Now that we found the first derivative of 𝑓, let’s consider the second derivative of 𝑓 since this will tell us about the concavity of 𝑓. Second derivative of 𝑓, also known as 𝑓 double prime of 𝑥, it’s equal to the derivative of 𝑓 prime of 𝑥 with respect to 𝑥. And we know that 𝑓 prime of 𝑥 is equal to negative 𝑒 to the 𝑥 squared. So we simply need to differentiate this function. Now, this is a compound function. We have a function of 𝑥 squared within an exponential.
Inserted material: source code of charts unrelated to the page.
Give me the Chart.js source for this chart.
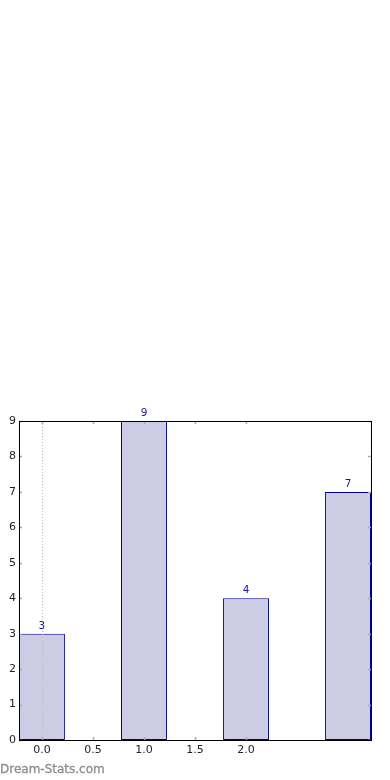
<!DOCTYPE html>
<html>
<head>
<meta charset="utf-8">
<script src="https://cdn.jsdelivr.net/npm/chart.js@4/dist/chart.umd.min.js"></script>
<style>
  html, body { margin: 0; padding: 0; background: #fff; }
  #wrap { position: relative; width: 390px; height: 780px; }
  #brand {
    position: absolute; left: 0; top: 762px;
    font: 12px "DejaVu Sans", sans-serif; color: #8c8c8c;
    -webkit-text-stroke: 0.3px #8c8c8c;
  }
</style>
</head>
<body>
<div id="wrap">
  <canvas id="myChart" width="390" height="780"></canvas>
  <div id="brand">Dream-Stats.com</div>
</div>
<script>
// данные графика
const positions = [0, 1, 2, 3];
const values = [3, 9, 4, 7];
const xTicks = [0, 0.5, 1, 1.5, 2];
const yTicks = [0, 1, 2, 3, 4, 5, 6, 7, 8, 9];

// рамка, внутренние засечки, пунктир на нуле и подписи над столбцами
const framePlugin = {
    id: 'framePlugin',
    afterDatasetsDraw(chart) {
        const { ctx, chartArea: a, scales } = chart;
        const xs = scales.x, ys = scales.y;
        ctx.save();

        // пунктирная линия на x = 0
        const x0 = Math.round(xs.getPixelForValue(0)) + 0.5;
        ctx.strokeStyle = '#bbbbbb';
        ctx.lineWidth = 1;
        ctx.setLineDash([1, 2]);
        ctx.beginPath();
        ctx.moveTo(x0, a.top);
        ctx.lineTo(x0, a.bottom);
        ctx.stroke();
        ctx.setLineDash([]);

        // засечки внутрь
        ctx.strokeStyle = '#aaaaaa';
        ctx.lineWidth = 1.5;
        ctx.beginPath();
        xTicks.forEach(v => {
            const px = Math.round(xs.getPixelForValue(v)) + 0.5;
            ctx.moveTo(px, a.bottom); ctx.lineTo(px, a.bottom - 3);
            ctx.moveTo(px, a.top); ctx.lineTo(px, a.top + 3);
        });
        yTicks.forEach(v => {
            const py = Math.round(ys.getPixelForValue(v)) + 0.5;
            ctx.moveTo(a.left, py); ctx.lineTo(a.left + 3, py);
            ctx.moveTo(a.right, py); ctx.lineTo(a.right - 3, py);
        });
        ctx.stroke();

        // рамка
        ctx.strokeStyle = '#000';
        ctx.lineWidth = 1;
        ctx.strokeRect(Math.round(a.left) + 0.5, Math.round(a.top) + 0.5,
            Math.round(a.right - a.left), Math.round(a.bottom - a.top));

        // цифры над столбцами
        ctx.fillStyle = '#1a1a8c';
        ctx.font = '10.5px "DejaVu Sans", sans-serif';
        ctx.textAlign = 'center';
        ctx.textBaseline = 'alphabetic';
        positions.forEach((p, i) => {
            ctx.fillText(values[i], xs.getPixelForValue(p), ys.getPixelForValue(values[i]) - 5);
        });
        ctx.restore();
    }
};

const ctx = document.getElementById('myChart').getContext('2d');
new Chart(ctx, {
    type: 'bar',
    data: {
        datasets: [{
            data: positions.map((p, i) => ({ x: p, y: values[i] })),
            backgroundColor: '#ccccе4'.replace('е', 'e'),
            borderColor: '#00008b',
            borderWidth: 1,
            borderSkipped: false,
            // ширина считается от шага засечек (0.5), поэтому 0.9
            barPercentage: 0.9,
            categoryPercentage: 1
        }]
    },
    options: {
        responsive: false,
        animation: false,
        layout: { padding: { top: 421, right: 19, left: 0, bottom: 0 } },
        plugins: { legend: { display: false }, tooltip: { enabled: false } },
        scales: {
            x: {
                type: 'linear',
                offset: false,
                min: -0.225, max: 3.225,
                grid: { display: false, drawTicks: false },
                border: { display: false },
                afterBuildTicks: s => { s.ticks = xTicks.map(v => ({ value: v })); },
                afterFit: s => { s.height = 40; },
                ticks: {
                    color: '#222', padding: 4,
                    font: { family: 'DejaVu Sans', size: 11 },
                    callback: v => v.toFixed(1)
                }
            },
            y: {
                min: 0, max: 9,
                grid: { display: false, drawTicks: false },
                border: { display: false },
                afterBuildTicks: s => { s.ticks = yTicks.map(v => ({ value: v })); },
                afterFit: s => { s.width = 19; },
                ticks: {
                    color: '#222', padding: 3,
                    font: { family: 'DejaVu Sans', size: 11 }
                }
            }
        }
    },
    plugins: [framePlugin]
});
</script>
</body>
</html>
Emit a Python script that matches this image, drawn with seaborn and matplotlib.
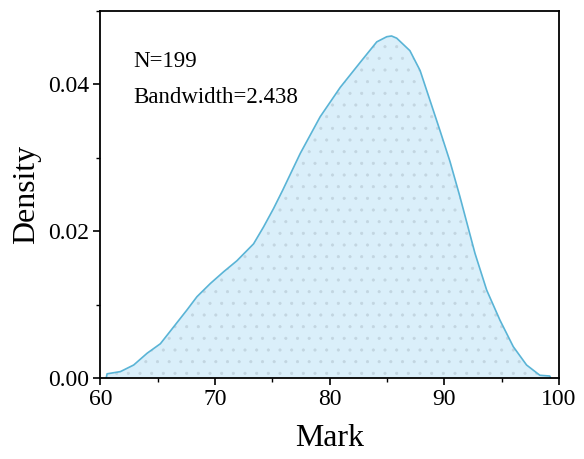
import matplotlib
matplotlib.use("Agg")
import matplotlib.pyplot as plt
import pandas as pd
import seaborn as sns
from matplotlib.ticker import MultipleLocator

# ====================== DATA ======================
mark = [60.5, 60.58, 61.74, 62.9, 64.07, 65.23, 66.39, 67.55, 68.42, 69.59, 70.75,
        71.91, 73.36, 74.23, 75.1, 75.9, 77.43, 79.17, 80.92, 82.66, 84.11, 84.98,
        85.4, 85.85, 87.0, 87.89, 88.76, 89.63, 90.5, 91.37, 92.68, 93.7, 94.86,
        96.02, 97.18, 98.34, 99.2, 99.3]
density = [0.0000, 0.0006, 0.0009, 0.0018, 0.0034, 0.0047, 0.0070, 0.0093, 0.0111,
           0.0129, 0.0145, 0.0160, 0.0183, 0.0206, 0.0231, 0.0256, 0.0306, 0.0356,
           0.0396, 0.0430, 0.0458, 0.0465, 0.0466, 0.0463, 0.0446, 0.0419, 0.0378,
           0.0337, 0.0295, 0.0247, 0.0170, 0.0120, 0.0079, 0.0043, 0.0018, 0.0004,
           0.0003, 0.0000]
n_obs = 199
bandwidth = 2.438

LINE = "#5ab4d6"
FILL = "#daeffa"
DOTS = "#c2d5e0"

# hatch spacing is tied to dpi, so draw at 70 dpi and scale point sizes up
DPI = 70
S = 100 / DPI

sns.set_style("ticks")
plt.rcParams["font.family"] = ["Liberation Serif", "DejaVu Serif"]
plt.rcParams["hatch.linewidth"] = 0.5 * S


def draw():
    df = pd.DataFrame({"Mark": mark, "Density": density})

    fig, ax = plt.subplots(figsize=(584 / DPI, 459 / DPI), dpi=DPI)
    fig.subplots_adjust(left=0.172, right=0.957, top=0.976, bottom=0.176)

    ax.fill_between(df["Mark"], 0, df["Density"], facecolor=FILL, edgecolor=DOTS,
                    hatch=".", linewidth=0)
    sns.lineplot(data=df, x="Mark", y="Density", color=LINE, linewidth=1.2 * S, ax=ax)

    ax.set_xlim(60, 100)
    ax.set_ylim(0, 0.05)
    ax.xaxis.set_major_locator(MultipleLocator(10))
    ax.xaxis.set_minor_locator(MultipleLocator(5))
    ax.yaxis.set_major_locator(MultipleLocator(0.02))
    ax.yaxis.set_minor_locator(MultipleLocator(0.01))
    ax.yaxis.set_major_formatter(lambda v, p: f"{v:.2f}")

    ax.tick_params(which="major", direction="out", length=5 * S, width=1.2 * S,
                   labelsize=17 * S, colors="black", pad=3 * S)
    ax.tick_params(which="minor", direction="out", length=3 * S, width=1.0 * S,
                   colors="black")
    for side in ax.spines.values():
        side.set_visible(True)
        side.set_linewidth(1.3 * S)
        side.set_color("black")

    ax.set_xlabel("Mark", fontsize=23 * S, labelpad=10 * S, color="black")
    ax.set_ylabel("Density", fontsize=23 * S, labelpad=5 * S, color="black")

    ax.text(0.072, 0.847, f"N={n_obs}", transform=ax.transAxes, fontsize=16.5 * S,
            va="baseline", color="black")
    ax.text(0.072, 0.749, f"Bandwidth={bandwidth}", transform=ax.transAxes,
            fontsize=16.5 * S, va="baseline", color="black")

    fig.savefig("out.png", dpi=DPI)


if __name__ == "__main__":
    draw()
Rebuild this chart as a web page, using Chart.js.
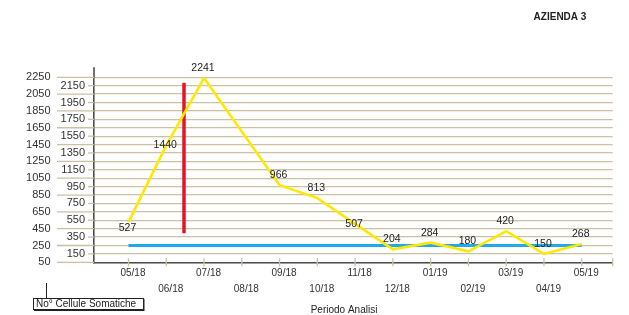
<!DOCTYPE html>
<html>
<head>
<meta charset="utf-8">
<script src="https://cdn.jsdelivr.net/npm/chart.js@4.4.1/dist/chart.umd.min.js"></script>
<style>
  html, body { margin: 0; padding: 0; background: #fff; }
  canvas { display: block; }
</style>
</head>
<body>
<canvas id="cellChart" width="629" height="315"></canvas>
<script>

// data
const months = ["05/18","06/18","07/18","08/18","09/18","10/18","11/18","12/18","01/19","02/19","03/19","04/19","05/19"];
const cellCounts = [527, 1440, 2241, null, 966, 813, 507, 204, 284, 180, 420, 150, 268];
const labelPlacement = ["below","center","above",null,"above","above","center","above","above","above","above","above","above"];
const threshold = 250;
const cutoffX = 1.47;
const cutoffRange = [395, 2185];
const yTickValues = [50,150,250,350,450,550,650,750,850,950,1050,1150,1250,1350,1450,1550,1650,1750,1850,1950,2050,2150,2250];

const gridColor = "rgb(206,192,163)";
const font = "\"Liberation Sans\", Arial, sans-serif";

const decor = {

    id: "decor",

    afterDatasetsDraw(chart){

        const ctx = chart.ctx;
        const meta = chart.getDatasetMeta(2);

        ctx.save();
        ctx.font = "10.5px " + font;
        ctx.fillStyle = "#222";
        ctx.textAlign = "center";
        ctx.textBaseline = "middle";

        meta.data.forEach((pt, i) => {
            if (cellCounts[i] === null) return;
            let dy = -10;
            if (labelPlacement[i] === "below") dy = 6;
            if (labelPlacement[i] === "center") dy = 0;
            ctx.fillText(String(cellCounts[i]), pt.x - 1, pt.y + dy);
        });

        ctx.restore();
    },

    afterDraw(chart){

        const ctx = chart.ctx;
        const a = chart.chartArea;
        const x = chart.scales.x;
        const y = chart.scales.y;

        ctx.save();

        // y axis runs a little past the top gridline
        ctx.strokeStyle = "#4d4d4d";
        ctx.lineWidth = 1.6;
        ctx.beginPath();
        ctx.moveTo(a.left, a.top);
        ctx.lineTo(a.left, a.top - 10);
        ctx.stroke();

        // staggered y labels with leader lines
        ctx.font = "11px " + font;
        ctx.fillStyle = "#333";
        ctx.textAlign = "right";
        ctx.textBaseline = "middle";
        ctx.strokeStyle = gridColor;
        ctx.lineWidth = 1.3;

        yTickValues.forEach((v, i) => {
            const py = y.getPixelForValue(v);
            const outer = i % 2 === 0;
            ctx.beginPath();
            ctx.moveTo(outer ? 57 : 88, py);
            ctx.lineTo(a.left, py);
            ctx.stroke();
            ctx.fillText(String(v), outer ? 50.5 : 85, py);
        });

        // x tick marks crossing the axis
        const tickPos = months.map((m, i) => x.getPixelForValue(i));
        tickPos.push(a.right);
        tickPos.forEach(px => {
            ctx.beginPath();
            ctx.moveTo(px, a.bottom - 4);
            ctx.lineTo(px, a.bottom + 4);
            ctx.stroke();
        });

        // staggered x labels
        ctx.font = "10px " + font;
        ctx.fillStyle = "#333";
        ctx.textAlign = "center";
        months.forEach((m, i) => {
            const px = x.getPixelForValue(i) + 4.5;
            ctx.fillText(m, px, i % 2 === 0 ? a.bottom + 11 : a.bottom + 26.5);
        });

        ctx.fillStyle = "#222";
        ctx.fillText("Periodo Analisi", 344, 310);

        // series name box
        ctx.strokeStyle = "#222";
        ctx.lineWidth = 1;
        ctx.beginPath();
        ctx.moveTo(46.5, 283);
        ctx.lineTo(46.5, 298);
        ctx.stroke();
        ctx.fillStyle = "#fff";
        ctx.fillRect(33, 298, 111, 12);
        ctx.strokeRect(33.5, 298.5, 110, 11);
        ctx.fillStyle = "#222";
        ctx.fillRect(143, 299, 1.5, 12);
        ctx.fillRect(34, 309.5, 110, 1.5);
        ctx.textAlign = "left";
        ctx.fillText("No\u00b0 Cellule Somatiche", 36, 304.5);

        // title
        ctx.font = "bold 10px " + font;
        ctx.textAlign = "center";
        ctx.fillText("AZIENDA 3", 560, 17);

        ctx.restore();
    }
};

const ctx = document.getElementById("cellChart");

new Chart(ctx, {

    type: "line",

    data: {

        datasets: [

            {
                label: "Soglia",
                data: [
                    { x: 0, y: threshold },
                    { x: months.length - 1, y: threshold }
                ],
                borderColor: "rgb(32,170,236)",
                borderWidth: 2.8,
                pointRadius: 0,
                order: 3
            },

            {
                label: "Riferimento",
                data: [
                    { x: cutoffX, y: cutoffRange[0] },
                    { x: cutoffX, y: cutoffRange[1] }
                ],
                borderColor: "rgb(228,22,38)",
                borderWidth: 3.5,
                pointRadius: 0,
                order: 2
            },

            {
                label: "No\u00b0 Cellule Somatiche",
                data: cellCounts.map((v, i) => ({ x: i, y: v })),
                borderColor: "rgb(255,232,0)",
                borderWidth: 2.6,
                pointRadius: 0,
                tension: 0,
                spanGaps: true,
                order: 1
            }

        ]

    },

    options: {

        responsive: false,

        animation: false,

        layout: {
            padding: { left: 94, right: 16.3, top: 77.3, bottom: 52.7 }
        },

        plugins: {
            legend: { display: false },
            tooltip: { enabled: false }
        },

        scales: {

            x: {
                type: "linear",
                min: -0.913,
                max: 12.82,
                ticks: { display: false },
                grid: { display: false, drawTicks: false },
                border: { display: true, color: "#4d4d4d", width: 1.6 }
            },

            y: {
                type: "linear",
                min: 50,
                max: 2250,
                afterBuildTicks(scale){
                    scale.ticks = yTickValues.map(v => ({ value: v }));
                },
                ticks: { display: false },
                grid: { color: gridColor, lineWidth: 1.3, drawTicks: false },
                border: { display: true, color: "#4d4d4d", width: 1.6 }
            }

        }

    },

    plugins: [decor]

});

</script>
</body>
</html>
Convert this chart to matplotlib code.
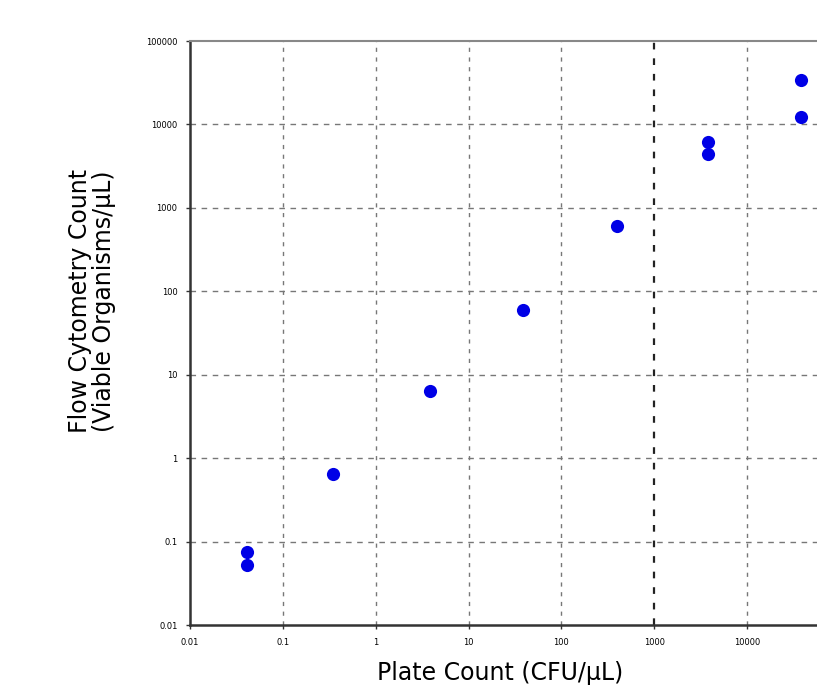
import matplotlib.pyplot as plt
from matplotlib.ticker import FixedLocator, FixedFormatter

# plate count (CFU/uL) vs flow cytometry count (viable organisms/uL)
plate_count = [0.041, 0.041, 0.35, 3.8, 38.5, 394, 3760, 3760, 38400, 38400]
flow_count = [0.076, 0.053, 0.64, 6.3, 59, 600, 6200, 4400, 33800, 12200]

tick_values = [0.01, 0.1, 1, 10, 100, 1000, 10000, 100000]
tick_labels = ["0.01", "0.1", "1", "10", "100", "1000", "10000", "100000"]

fig = plt.figure(figsize=(8.17, 6.93), dpi=100)
ax = fig.add_axes([0.2326, 0.0981, 0.7956, 0.8427])
ax.set_xscale("log")
ax.set_yscale("log")
ax.set_xlim(0.01, 100000)
ax.set_ylim(0.01, 100000)

ax.xaxis.set_major_locator(FixedLocator(tick_values))
ax.xaxis.set_major_formatter(FixedFormatter(tick_labels))
ax.yaxis.set_major_locator(FixedLocator(tick_values))
ax.yaxis.set_major_formatter(FixedFormatter(tick_labels))
ax.minorticks_off()
ax.tick_params(labelsize=6, length=3, width=1, color="#333333", pad=6)

# dashed grid
for v in tick_values[1:-1]:
    c = "#222222" if v == 1000 else "#777777"
    lw = 1.6 if v == 1000 else 1.0
    ax.axvline(v, color=c, lw=lw, ls=(0, (3, 4)), zorder=1)
    ax.axhline(v, color="#777777", lw=1.0, ls=(0, (4, 4)), zorder=1)

ax.scatter(plate_count, flow_count, s=90, color="#0000e6", zorder=3, linewidths=0)

for side in ["left", "bottom"]:
    ax.spines[side].set_linewidth(1.8)
    ax.spines[side].set_color("#333333")
ax.spines["top"].set_linewidth(1.5)
ax.spines["top"].set_color("#888888")
ax.spines["right"].set_visible(False)

fig.text(0.612, 0.012, "Plate Count (CFU/\u00b5L)", fontsize=17, ha="center", va="bottom")
fig.text(0.112, 0.566, "Flow Cytometry Count\n(Viable Organisms/\u00b5L)", fontsize=17,
         rotation=90, ha="center", va="center", linespacing=1.0)

fig.savefig("out.png", dpi=100)
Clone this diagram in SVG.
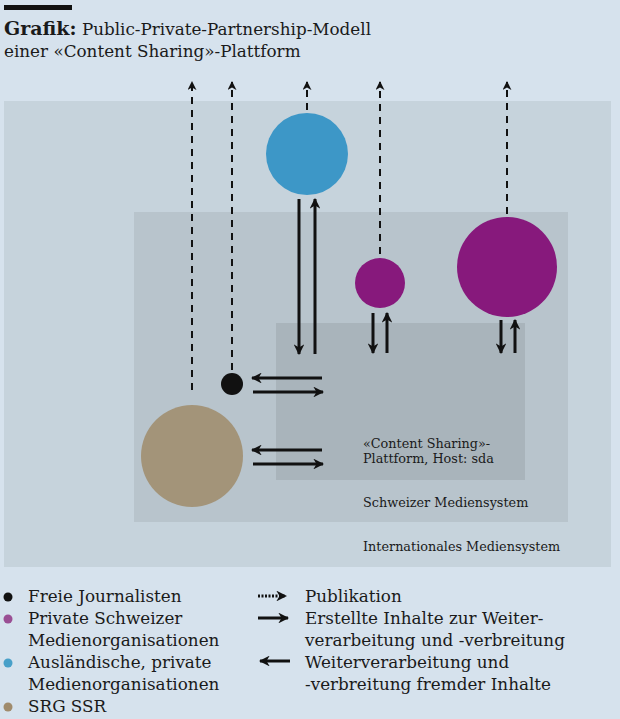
<svg xmlns="http://www.w3.org/2000/svg" width="620" height="719" viewBox="0 0 620 719">
<defs>
<style>
.t{font-family:"DejaVu Serif","Liberation Serif",serif;fill:#1a1a1a}
.lab{font-size:12.8px}
.leg{font-size:16.8px}
.dash{stroke:#111;stroke-width:2;stroke-dasharray:7,6;fill:none}
.sol{stroke:#111;stroke-width:3;fill:none}
</style>
<marker id="ah" viewBox="0 0 10 10" refX="9" refY="5" markerWidth="4.5" markerHeight="4.5" orient="auto"><path d="M0,0 L10,5 L0,10 L3,5 z" fill="#111"/></marker>
<marker id="ahs" viewBox="0 0 10 10" refX="9" refY="5" markerWidth="3.6" markerHeight="3.6" orient="auto"><path d="M0,0 L10,5 L0,10 L3,5 z" fill="#111"/></marker>
</defs>
<rect width="620" height="719" fill="#d6e2ed"/>
<rect x="4" y="5" width="68" height="5" fill="#111"/>
<text class="t" x="4" y="35" font-size="16.8"><tspan font-weight="bold" font-size="19">Grafik:</tspan> Public-Private-Partnership-Modell</text>
<text class="t" x="4" y="57" font-size="16.8">einer «Content Sharing»-Plattform</text>

<g id="international"><rect x="4" y="101" width="607" height="466" fill="#c6d3dc"/><text class="t lab" x="363" y="551">Internationales Mediensystem</text></g>
<g id="schweiz"><rect x="134" y="212" width="434" height="310" fill="#b8c4cc"/><text class="t lab" x="363" y="507">Schweizer Mediensystem</text></g>
<g id="plattform"><rect x="276" y="323" width="249" height="157" fill="#a9b4bb"/><text class="t lab" x="363" y="448">«Content Sharing»-</text><text class="t lab" x="363" y="463">Plattform, Host: sda</text></g>

<g id="connectors">
<line class="dash" x1="192" y1="390" x2="192" y2="82" marker-end="url(#ah)"/>
<line class="dash" x1="232" y1="370" x2="232" y2="82" marker-end="url(#ah)"/>
<line class="dash" x1="307" y1="110" x2="307" y2="82" marker-end="url(#ah)"/>
<line class="dash" x1="380" y1="254" x2="380" y2="82" marker-end="url(#ah)"/>
<line class="dash" x1="507" y1="214" x2="507" y2="82" marker-end="url(#ah)"/>
<line class="sol" x1="299" y1="199" x2="299" y2="354" marker-end="url(#ahs)"/>
<line class="sol" x1="315" y1="354" x2="315" y2="199" marker-end="url(#ahs)"/>
<line class="sol" x1="373" y1="313" x2="373" y2="353" marker-end="url(#ahs)"/>
<line class="sol" x1="387" y1="353" x2="387" y2="313" marker-end="url(#ahs)"/>
<line class="sol" x1="501" y1="320" x2="501" y2="353" marker-end="url(#ahs)"/>
<line class="sol" x1="515" y1="353" x2="515" y2="320" marker-end="url(#ahs)"/>
<line class="sol" x1="322" y1="378" x2="252" y2="378" marker-end="url(#ahs)"/>
<line class="sol" x1="253" y1="392" x2="323" y2="392" marker-end="url(#ahs)"/>
<line class="sol" x1="322" y1="450" x2="252" y2="450" marker-end="url(#ahs)"/>
<line class="sol" x1="253" y1="464" x2="323" y2="464" marker-end="url(#ahs)"/>
</g>

<g id="auslaendisch"><circle cx="307" cy="154" r="41" fill="#3d97c7"/></g>
<g id="privat-klein"><circle cx="380" cy="283" r="25" fill="#87197c"/></g>
<g id="privat-gross"><circle cx="507" cy="267" r="50" fill="#87197c"/></g>
<g id="freie"><circle cx="232" cy="384" r="11" fill="#111"/></g>
<g id="srg"><circle cx="192" cy="456" r="51" fill="#a39479"/></g>

<g id="legend">
<circle cx="8" cy="597" r="4.5" fill="#111"/>
<circle cx="8" cy="619" r="4.5" fill="#9a4f94"/>
<circle cx="8" cy="663" r="4.5" fill="#48a0c9"/>
<circle cx="8" cy="707" r="4.5" fill="#a08b6c"/>
<text class="t leg" x="28" y="602">Freie Journalisten</text>
<text class="t leg" x="28" y="624">Private Schweizer</text>
<text class="t leg" x="28" y="646">Medienorganisationen</text>
<text class="t leg" x="28" y="668">Ausländische, private</text>
<text class="t leg" x="28" y="690">Medienorganisationen</text>
<text class="t leg" x="28" y="712">SRG SSR</text>
<line x1="258" y1="596" x2="286" y2="596" stroke="#111" stroke-width="3" stroke-dasharray="2,1.5" marker-end="url(#ahs)"/>
<line x1="258" y1="618" x2="288" y2="618" stroke="#111" stroke-width="3" marker-end="url(#ahs)"/>
<line x1="290" y1="661" x2="260" y2="661" stroke="#111" stroke-width="3" marker-end="url(#ahs)"/>
<text class="t leg" x="305" y="602">Publikation</text>
<text class="t leg" x="305" y="624">Erstellte Inhalte zur Weiter-</text>
<text class="t leg" x="305" y="646">verarbeitung und -verbreitung</text>
<text class="t leg" x="305" y="668">Weiterverarbeitung und</text>
<text class="t leg" x="305" y="690">-verbreitung fremder Inhalte</text>
</g>
</svg>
Therefore, we must use the chain rule in order to differentiate it.

The chain rule tells us that dℎ by d𝑥 is equal to dℎ by d𝑢 times d𝑢 by d𝑥. In our case, we can let ℎ be equal to negative 𝑒 to the 𝑢 and 𝑢 be equal to 𝑥 squared. Therefore, when we combine these two functions, we will arrive back at our original function. Applying the chain rule, we obtained that d by d𝑥 of negative 𝑒 to the 𝑥 squared is equal to d by d𝑢 of negative 𝑒 to the 𝑢 times d by d𝑥 of 𝑥 squared. The first term here is exponential. So when we differentiate it, nothing will happen, giving us negative 𝑒 to the 𝑢.

The second term here is 𝑥 squared. And we can find its derivative by using the power rule for differentiation. We multiply by the power and decrease the power by one, giving us two 𝑥. Now, we can simply substitute back in 𝑢 is equal to 𝑥 squared. And we found that 𝑓 double prime of 𝑥 is equal to negative two 𝑥𝑒 to the 𝑥 squared. And we’re ready to consider the concavity of 𝑓 over the integral between zero and two. On this integral, since 𝑥 is strictly greater than zero and strictly less than two, 𝑥 will always have a positive value. And since 𝑥 is positive, this means that 𝑒 to the 𝑥 squared will also be positive. However, negative two 𝑥 will be negative.

Therefore, we have a negative number multiplied by a positive number. And we can say that 𝑓 double prime of 𝑥 must be negative over our integral. When 𝑓 double prime of 𝑥 is negative, this means that our function is concave down. So now, we’ve found that 𝑓 is decreasing and concave down. All we need to do is find if 𝑓 of 𝑥 is greater than or less than zero. In order to do this, let’s consider the graph of negative 𝑒 to the 𝑥 squared.

This is what our graph of negative 𝑒 to the 𝑥 squared will look like. We have an exponential curve, which has been flipped in the 𝑥-axis, due to the negative sign. Now, let’s consider how this graph represents 𝑓 of 𝑥. We’re mainly concerned with the values of 𝑓 between the 𝑥-values of zero and two. Now, 𝑓 is the integral between zero and 𝑥 of negative 𝑒 to the 𝑡 squared with respect to 𝑡. Therefore, it is represented by the area between our curve and the 𝑥-axis between the 𝑥-values of zero and 𝑥.

The 𝑥-values which we’re interested in are such that 𝑥 is greater than zero and less than two. As we can see that between the values of zero and two, this area is always below the 𝑥-axis. And since it’s below the 𝑥-axis, that means that our integral will evaluate to a negative number. And since our integral is equal to 𝑓 of 𝑥, this means we can say that 𝑓 of 𝑥 is less than zero. Therefore, we found all the information we need to know about 𝑓. 𝑓 is decreasing. 𝑓 is concave down. And 𝑓 of 𝑥 is less than zero.

And so our solution to this question must be option b.